BRUSSELS - Europe breathed easier Wednesday after Slovak parties agreed to hold a new vote this week on revamping the euro zone's debt rescue fund and the European Union pressed banks to urgently beef up their coffers against the crisis.
Under pressure from European partners to vote again, a day after its parliament rejected an overhaul of the European Financial Stability Facility, four key parties in Slovakia struck a deal to adopt the measure in a second roll call by Friday.
"We have reached an agreement on securing the adoption of the most important document of this period — the EU bailout fund," said Robert Fico, leader of the left-wing Smer-SD opposition party.

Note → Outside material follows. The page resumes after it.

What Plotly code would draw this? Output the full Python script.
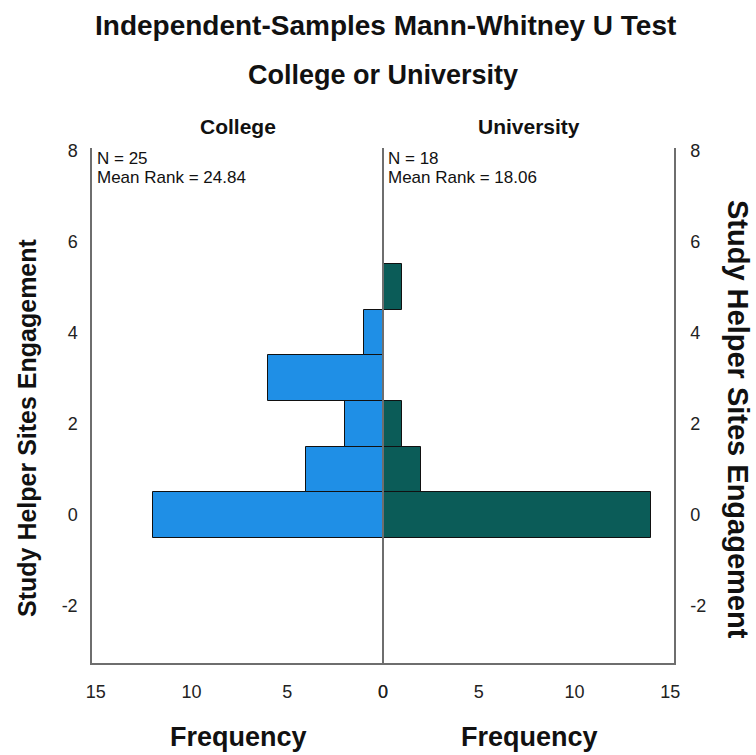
import plotly.graph_objects as go

# Data
bins = [0, 1, 2, 3, 4, 5]
college_freq = [12, 4, 2, 6, 1, 0]
university_freq = [14, 2, 1, 0, 0, 1]
y_ticks = [-2, 0, 2, 4, 6, 8]
x_ticks = [0, 5, 10, 15]
groups = ["College", "University"]
n_values = [25, 18]
mean_ranks = [24.84, 18.06]

BLUE = "#1F8FE6"
TEAL = "#0B5C58"
AXIS = "#6E6E6E"
FONT = "Liberation Sans, Arial, sans-serif"

W, H = 756, 755
L, R, T, B = 92, 82, 148, 92
PW, PH = W - L - R, H - T - B


def px(x):
    return (x - L) / PW


def py(y):
    return (H - B - y) / PH


fig = go.Figure()
fig.add_trace(go.Bar(x=college_freq, y=bins, orientation="h", width=1,
                     marker=dict(color=BLUE, line=dict(color="#111111", width=1)),
                     xaxis="x", yaxis="y", showlegend=False))
fig.add_trace(go.Bar(x=university_freq, y=bins, orientation="h", width=1,
                     marker=dict(color=TEAL, line=dict(color="#111111", width=1)),
                     xaxis="x2", yaxis="y2", showlegend=False))

yr = [-3.25, 8.05]
tickfont = dict(family=FONT, size=18, color="#222222")
common = dict(showgrid=False, zeroline=False, showline=True, linecolor=AXIS,
              linewidth=1.5, ticks="", tickfont=tickfont)
fig.update_layout(
    width=W, height=H,
    margin=dict(l=L, r=R, t=T, b=B),
    paper_bgcolor="white", plot_bgcolor="white",
    bargap=0,
    xaxis=dict(domain=[0, 0.5], range=[15.2, 0], tickvals=x_ticks,
               ticktext=[str(v) for v in x_ticks], anchor="y",
               ticklabelstandoff=12, **common),
    xaxis2=dict(domain=[0.5, 1], range=[0, 15.2], tickvals=x_ticks,
                ticktext=[str(v) for v in x_ticks], anchor="y2",
                ticklabelstandoff=12, **common),
    yaxis=dict(range=yr, tickvals=y_ticks, ticktext=[str(v) for v in y_ticks],
               anchor="x", side="left", ticklabelstandoff=9, **common),
    yaxis2=dict(range=yr, tickvals=y_ticks, ticktext=[str(v) for v in y_ticks],
                anchor="x2", side="right", ticklabelstandoff=11, **common),
)

# center line
fig.add_shape(type="line", xref="paper", yref="paper", x0=0.5, x1=0.5, y0=0, y1=1,
              line=dict(color=AXIS, width=2))


def add_text(text, x, y, size, xanchor="center", angle=0):
    fig.add_annotation(text=text, xref="paper", yref="paper", x=px(x), y=py(y),
                       xanchor=xanchor, yanchor="middle", showarrow=False,
                       textangle=angle,
                       font=dict(family=FONT, size=size, color="#111111"))


add_text("<b>Independent-Samples Mann-Whitney U Test</b>", 385, 25, 28)
add_text("<b>College or University</b>", 383, 75, 27)
add_text(f"<b>{groups[0]}</b>", 238, 127, 21)
add_text(f"<b>{groups[1]}</b>", 529, 127, 21)
add_text("<b>Frequency</b>", 238, 737, 27)
add_text("<b>Frequency</b>", 529, 737, 27)

for i in range(2):
    x0 = 95 if i == 0 else 386
    add_text(f"N = {n_values[i]}", x0, 159, 17, xanchor="left")
    add_text(f"Mean Rank = {mean_ranks[i]:.2f}", x0, 177, 17, xanchor="left")

add_text("<b>Study Helper Sites Engagement</b>", 27, 428, 25, angle=-90)
add_text("<b>Study Helper Sites Engagement</b>", 738, 419, 29, angle=90)

fig.write_html("out.html", config={"displayModeBar": False},
               post_script="document.body.style.margin='0';")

In return for a new vote, the centre-right government of Prime Minister Iveta Radicova agreed to hold elections on March 10. Her coalition collapsed with the "no" vote on Tuesday after a key partner refused to support the EFSF.
European stocks rose strongly on the news, with Paris climbing 2.42 per cent, Frankfurt 2.21 per cent and London 0.85 per cent.
EU leaders had pressed Slovakia to hold a new vote in the wake of warnings from the United States and China for Europe to get its house in order quickly for the sake of a weakening global economy.
"The world economy is heavily affected by the financial crisis and every EU country must contribute its share to the fight against the debt crisis," German Chancellor Angela Merkel said during a visit in Vietnam.
She also said she was confident the expanded bailout fund would be ratified this month. The EU is to hold a summit Oct. 23 focused on finalizing its crisis response ahead of a G20 meeting in early November.
With the unrelenting financial crisis now threatening Europe's banking system, European Commission president Jose Manuel Barroso said Wednesday that banks "urgently" need to recapitalize to weather the sovereign debt storm.
Banks that fail to do so should be barred from distributing bonuses and dividends, he said.
Barroso warned that EU leaders will meet next week "against the backdrop of urgency over the threat of systemic crisis now unfolding."
Barroso said banks should first try to tap the private market to beef up their capital, with support from governments if necessary. If such support is unavailable, the EFSF, once it is ratified, could provide loans.
He did not give a figure but a European source said the commission wants banks to raise their core capital to nine per cent, above the seven per cent level lenders are working to attain under international reforms.
France and Germany have pledged to agree on a plan to shore up banks by the end of the month but have not given any details.
The European Banking Authority backs in principle the idea that banks should raise their core tier one capital ratios to nine per cent, the Financial Times reported. Lenders would be given six to nine months to act or face government recapitalizations, the newspaper said.
Germany's private banking association sharply criticized Barroso's proposals, saying they fail to address the root problems of the debt crisis and could undermine efforts to shore up banks.
"A ban on distributing dividends will be counter-productive, as it will complicate raising capital on the market," association director Michael Kemmer said.
Forcing them to take capital from states would raise numerous legal issues, he added, causing more market uncertainty.
Euro zone leaders agreed in July to boost the EFSF's powers in the hope of stemming the fallout from the euro zone's sovereign debt crisis, which now threatens the entire euro project.
Slovakia is the only country in the 17-nation euro zone to have rejected the changes to the 440-billion-euro (about $608 billion U.S.) rescue fund that was set up to shore up distressed nations after Greece was bailed out in May 2010.
Until all 17 nations approve the deal, the fund has an effective firepower of about 250 billion euros, an EU official said, with billions already committed to Ireland and Portugal while Greece is looking for a second bailout.
The new-look EFSF would be able to inject money into shaky banks or intervene instead of the European Central Bank to support weaker euro zone countries facing problems in raising fresh funds on the markets.
Greece faces the most acute problems in rolling over its mountain of debt, as financial markets fret over a potentially disastrous default and contagion spilling over into the rest of the euro zone.
Athens won a reprieve on Tuesday when the EU and the IMF concluded a drawn-out audit of its budget program, paving the way for an 8 billion euro slice from the first, 110-billion-euro bailout it was granted last year.